Drosera rotundifolia is the world’s only carnivorous plant, i.e., a plant which behaves almost like an animal. It is found in boggy places where it overpowers, smothers and decomposes insects by exuding drops of acrid, viscid liquid.
Drosera is predominately a cough remedy, especially whooping cough, but offers much more because of its marked Tubercular symptomatology which makes it useful in the treatment of children with behavioural problems.
At the physical level, the patient requiring Drosera, homeopathically, feels smothered by thick ‘boggy’ mucous and suffocated by a spasmodic cough in which the expectoration is thick and slimy. The burning found in Drosera in the throat, chest and larynx parallels the plant’s secretion of acrid juices.

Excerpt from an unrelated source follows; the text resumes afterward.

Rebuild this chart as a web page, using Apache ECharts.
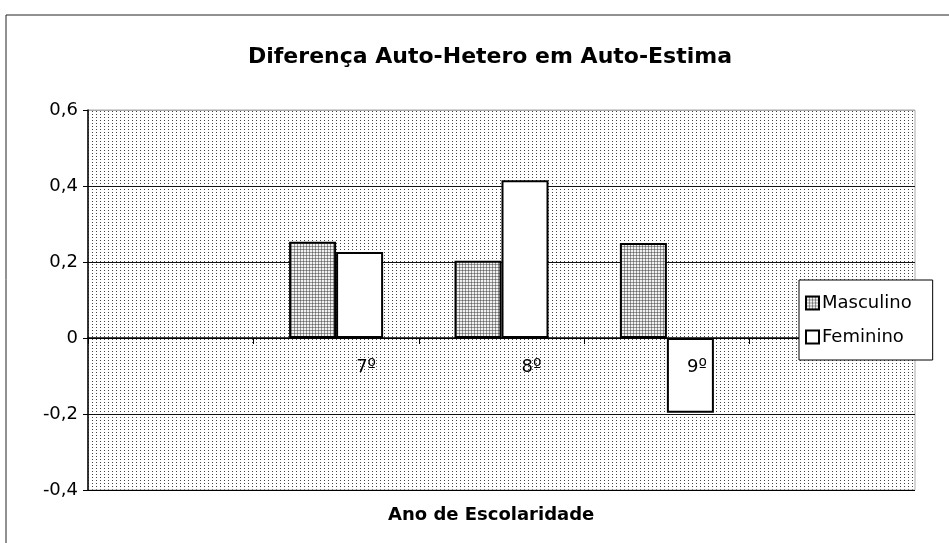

The main feeling of Drosera is of being persecuted, trapped, chocked and killed.
There is an inability to breathe, or catch one’s breath, which on a mental level manifests in a feeling of persecution [delusion; he is persecuted], [mistrust], deception and suspicion [suspicion].
There is a great mistrust and of close friends, and accordingly the remedy is suitable to those who are too sensitive to others’ maliciousness in a world where one must ‘eat, or be eaten.’
There are many anxieties in Drosera [anxiety about the future] [anxiety when alone] and [anxiety at night], since the cough is worse at night, especially after midnight and at 3:00pm.
Drosera is sleepless and its dreams are anxious and frightful. Accordingly, Drosera has a [desire for company], and is aggravated while alone and has a fear of being alone. The Drosera patient, however, is self-willed, obstinate and insists on carrying out their own plans.
There is much restlessness and Drosera is capricious and indecisive. Its moods are changeable and variable. There is difficulty in concentrating while reading and studying.
There is much sadness and depression, especially in the evening, the most evident time of aggravation and in line with Drosera’s dread of night.
There is a suicidal disposition by drowning in the evening. The desire to drown parallels the consumption of the patient by the copious and spasmodic cough and mimics the consumption of insects by the plant’s viscid liquid.
If this is not nature’s medicine at its best, a wonderful homeopathic tenet, or keynote, what is?